#### Dataset extract
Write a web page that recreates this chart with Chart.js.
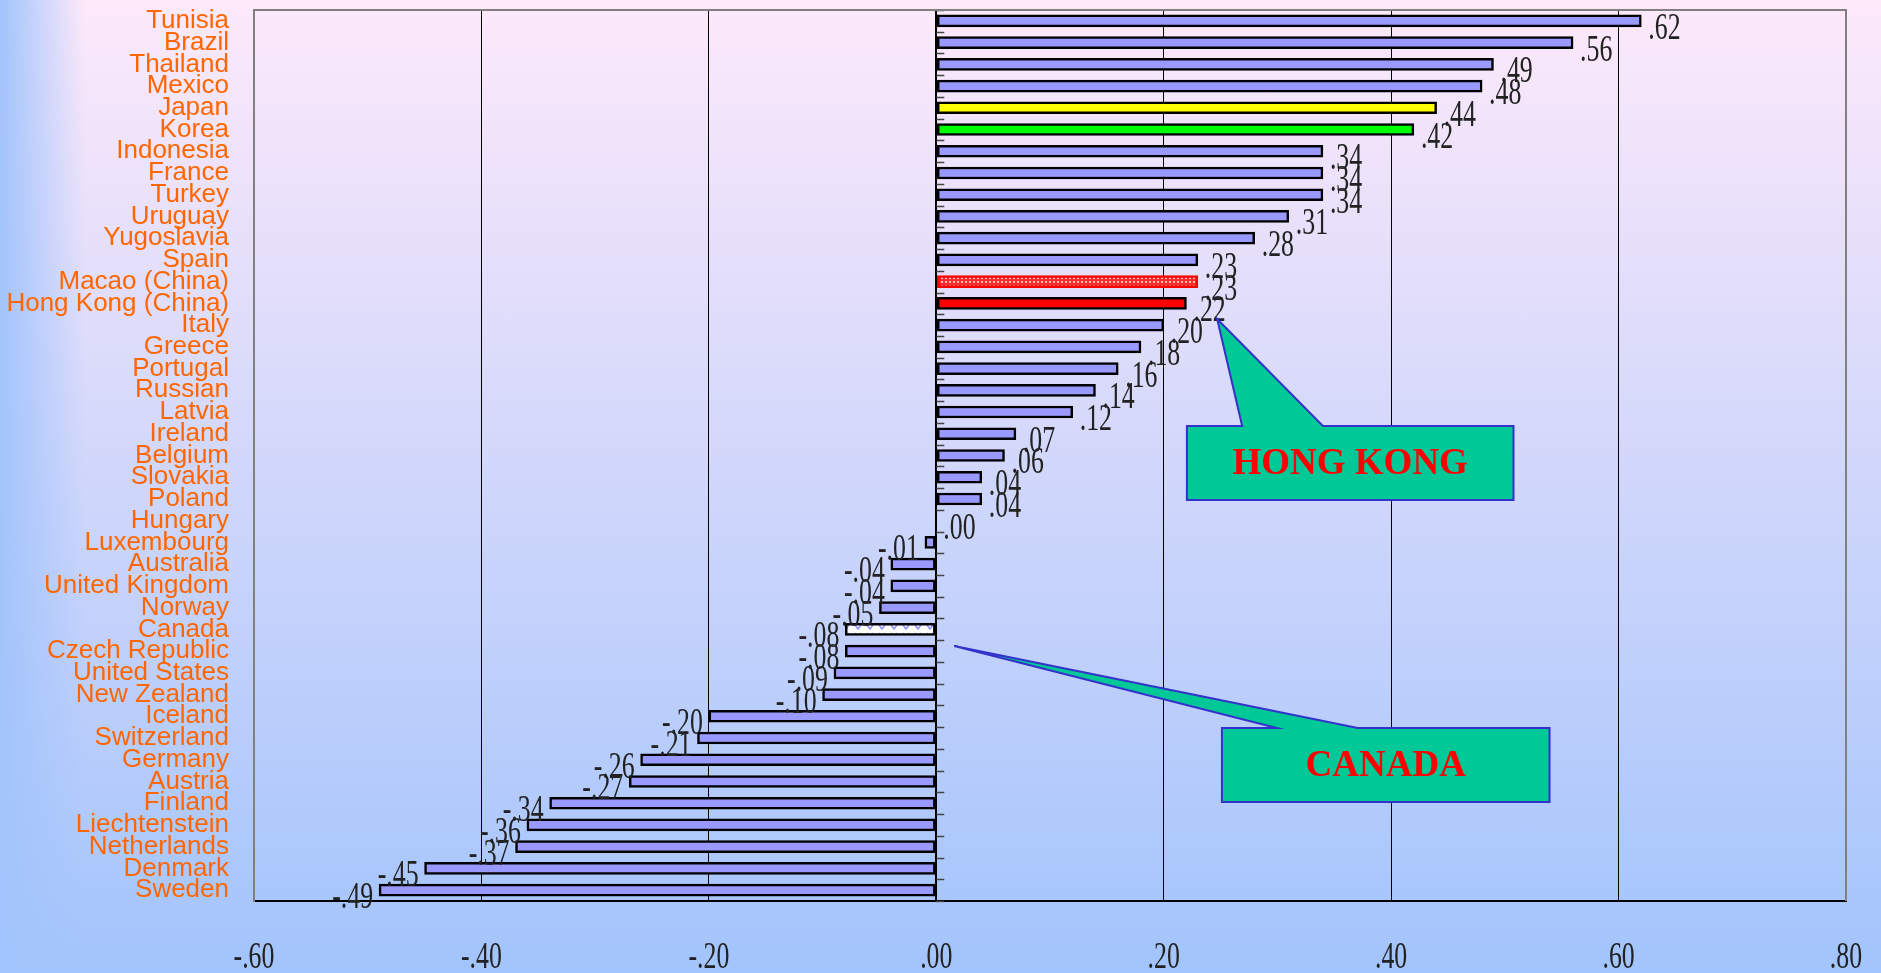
<!DOCTYPE html>
<html>
<head>
<meta charset="utf-8">
<script src="https://cdn.jsdelivr.net/npm/chart.js"></script>
<style>
  html, body { margin: 0; padding: 0; }
  #wrap {
    position: relative;
    width: 1881px;
    height: 973px;
    background:
      linear-gradient(to right, #a2c4fc 0px, rgba(162, 196, 252, 0) 85px),
      linear-gradient(to bottom, #fde9fa 0%, #a2c4fc 100%);
  }
  canvas { position: absolute; left: 0; top: 0; }
</style>
</head>
<body>
<div id="wrap"><canvas id="chart" width="1881" height="973"></canvas></div>
<script>
// Countries, top to bottom
const countries = [
  'Tunisia', 'Brazil', 'Thailand', 'Mexico', 'Japan', 'Korea', 'Indonesia', 'France',
  'Turkey', 'Uruguay', 'Yugoslavia', 'Spain', 'Macao (China)', 'Hong Kong (China)',
  'Italy', 'Greece', 'Portugal', 'Russian', 'Latvia', 'Ireland', 'Belgium', 'Slovakia',
  'Poland', 'Hungary', 'Luxembourg', 'Australia', 'United Kingdom', 'Norway', 'Canada',
  'Czech Republic', 'United States', 'New Zealand', 'Iceland', 'Switzerland', 'Germany',
  'Austria', 'Finland', 'Liechtenstein', 'Netherlands', 'Denmark', 'Sweden'
];

// Score per country (same order)
const scores = [
  0.62, 0.56, 0.49, 0.48, 0.44, 0.42, 0.34, 0.34,
  0.34, 0.31, 0.28, 0.23, 0.23, 0.22,
  0.20, 0.18, 0.16, 0.14, 0.12, 0.07, 0.06, 0.04,
  0.04, 0.00, -0.01, -0.04, -0.04, -0.05, -0.08,
  -0.08, -0.09, -0.10, -0.20, -0.21, -0.26,
  -0.27, -0.34, -0.36, -0.37, -0.45, -0.49
];

// Value axis range and step
const xMin = -0.6;
const xMax = 0.8;
const xStep = 0.2;

const calloutLabels = ['HONG KONG', 'CANADA'];

const barFill   = '#9999ff';
const labelInk  = '#222222';
const frameGray = '#808080';
const numFont   = '38px "Liberation Serif", "Times New Roman", serif';

// ".62" / "-.49" style numbers
function fmt(v) {
  const s = Math.abs(v).toFixed(2).replace(/^0/, '');
  return (v < -1e-9 ? '-' : '') + s;
}

function makePattern(w, h, paint) {
  const c = document.createElement('canvas');
  c.width = w; c.height = h;
  paint(c.getContext('2d'));
  return document.getElementById('chart').getContext('2d').createPattern(c, 'repeat');
}

// small red/white check
const macaoFill = makePattern(4, 4, g => {
  g.fillStyle = '#ff2a2a'; g.fillRect(0, 0, 4, 4);
  g.fillStyle = '#ffc4c4'; g.fillRect(1, 1, 2, 2);
});

// white with light blue "v" marks
const canadaFill = makePattern(12, 8, g => {
  g.fillStyle = '#ffffff'; g.fillRect(0, 0, 12, 8);
  g.strokeStyle = '#8f8fff'; g.lineWidth = 1.5;
  g.beginPath(); g.moveTo(3, 1); g.lineTo(6, 5); g.lineTo(9, 1); g.stroke();
});

const specialFill = {
  'Japan': '#ffff00',
  'Korea': '#00ff00',
  'Hong Kong (China)': '#ff0000',
  'Macao (China)': macaoFill,
  'Canada': canadaFill
};
const specialBorder = { 'Macao (China)': '#ff0000' };

// Short marks on the zero line between categories
const zeroTicks = {
  id: 'zeroTicks',
  beforeDatasetsDraw(chart) {
    const { ctx, scales: { x, y } } = chart;
    const x0 = x.getPixelForValue(0);
    ctx.save();
    ctx.strokeStyle = '#444';
    ctx.lineWidth = 1.5;
    for (let i = 0; i <= countries.length; i++) {
      const py = Math.round(y.getPixelForValue(i - 0.5)) + 0.5;
      ctx.beginPath();
      ctx.moveTo(x0, py);
      ctx.lineTo(x0 + 8, py);
      ctx.stroke();
    }
    ctx.restore();
  }
};

// Narrow serif text, used for value labels and x tick labels
function narrowText(ctx, text, px, py, align) {
  ctx.save();
  ctx.translate(px, py);
  ctx.scale(0.68, 1);
  ctx.textAlign = align;
  ctx.fillText(text, 0, 0);
  ctx.restore();
}

const valueLabels = {
  id: 'valueLabels',
  afterDatasetsDraw(chart) {
    const { ctx } = chart;
    const meta = chart.getDatasetMeta(0);
    ctx.save();
    ctx.fillStyle = labelInk;
    ctx.font = numFont;
    ctx.textBaseline = 'middle';
    meta.data.forEach((bar, i) => {
      const v = scores[i];
      if (v < 0) narrowText(ctx, fmt(v), bar.x - 6, bar.y + 8, 'right');
      else narrowText(ctx, fmt(v), bar.x + 7, bar.y + 8, 'left');
    });
    ctx.restore();
  }
};

const frameAndTicks = {
  id: 'frameAndTicks',
  afterDraw(chart) {
    const { ctx, chartArea: a, scales: { x } } = chart;
    ctx.save();
    // top and right edges of the plot frame
    ctx.strokeStyle = frameGray;
    ctx.lineWidth = 2;
    ctx.beginPath();
    ctx.moveTo(a.left, a.top);
    ctx.lineTo(a.right, a.top);
    ctx.lineTo(a.right, a.bottom);
    ctx.stroke();
    // x tick labels
    ctx.fillStyle = labelInk;
    ctx.font = numFont;
    ctx.textBaseline = 'middle';
    x.ticks.forEach(t => {
      narrowText(ctx, fmt(t.value), x.getPixelForValue(t.value), a.bottom + 57, 'center');
    });
    ctx.restore();
  }
};

// Speech-bubble callouts, placed in value / category units
const callouts = {
  id: 'callouts',
  afterDraw(chart) {
    const { ctx, scales: { x, y } } = chart;
    const boxes = [
      { box: [0.2204, 18.64, 0.5076, 22.05], tip: [0.247, 13.72], base: [0.269, 0.340] },
      { box: [0.2512, 32.54, 0.5393, 35.95], tip: [0.0158, 28.77], base: [0.2995, 0.3706] }
    ];
    ctx.save();
    boxes.forEach((c, k) => {
      const l = x.getPixelForValue(c.box[0]);
      const t = y.getPixelForValue(c.box[1]);
      const r = x.getPixelForValue(c.box[2]);
      const b = y.getPixelForValue(c.box[3]);
      ctx.beginPath();
      ctx.moveTo(l, t);
      ctx.lineTo(x.getPixelForValue(c.base[0]), t);
      ctx.lineTo(x.getPixelForValue(c.tip[0]), y.getPixelForValue(c.tip[1]));
      ctx.lineTo(x.getPixelForValue(c.base[1]), t);
      ctx.lineTo(r, t);
      ctx.lineTo(r, b);
      ctx.lineTo(l, b);
      ctx.closePath();
      ctx.fillStyle = '#00c896';
      ctx.fill();
      ctx.strokeStyle = '#3333cc';
      ctx.lineWidth = 2;
      ctx.stroke();
      ctx.fillStyle = '#ff0000';
      ctx.font = 'bold 37px "Liberation Serif", "Times New Roman", serif';
      ctx.textAlign = 'center';
      ctx.textBaseline = 'middle';
      ctx.fillText(calloutLabels[k], (l + r) / 2, (t + b) / 2 + 1);
    });
    ctx.restore();
  }
};

new Chart(document.getElementById('chart'), {
  type: 'bar',
  data: {
    labels: countries,
    datasets: [{
      data: scores,
      backgroundColor: countries.map(c => specialFill[c] || barFill),
      borderColor: countries.map(c => specialBorder[c] || '#000000'),
      borderWidth: 2.5,
      borderSkipped: false,
      barThickness: 12
    }]
  },
  options: {
    indexAxis: 'y',
    responsive: false,
    animation: false,
    layout: { padding: { left: 0, top: 10, right: 35, bottom: 0 } },
    plugins: {
      legend: { display: false },
      tooltip: { enabled: false }
    },
    scales: {
      x: {
        type: 'linear',
        min: xMin,
        max: xMax,
        ticks: { stepSize: xStep, display: false },
        grid: {
          drawTicks: false,
          color: ctx => (Math.abs(ctx.tick.value - xMin) < 1e-6 || Math.abs(ctx.tick.value - xMax) < 1e-6) ? frameGray : '#000000',
          lineWidth: ctx => Math.abs(ctx.tick.value) < 1e-6 ? 2 : 1
        },
        border: { display: true, color: '#000000', width: 2 },
        afterFit(scale) {
          scale.height = 72;
          scale.paddingLeft = 0;
          scale.paddingRight = 0;
        }
      },
      y: {
        type: 'category',
        grid: { display: false, drawTicks: false },
        border: { display: true, color: frameGray, width: 2 },
        ticks: {
          autoSkip: false,
          padding: 25,
          color: '#ff6600',
          font: { family: '"Liberation Sans", Arial, sans-serif', size: 26 }
        },
        afterFit(scale) {
          scale.width = 254;
          scale.paddingTop = 0;
          scale.paddingBottom = 0;
        }
      }
    }
  },
  plugins: [zeroTicks, valueLabels, frameAndTicks, callouts]
});
</script>
</body>
</html>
########
» **The request**: Isolate the lines above that contain the word "with" and copy them.

» **The answer**:
Write a web page that recreates this chart with Chart.js.
// white with light blue "v" marks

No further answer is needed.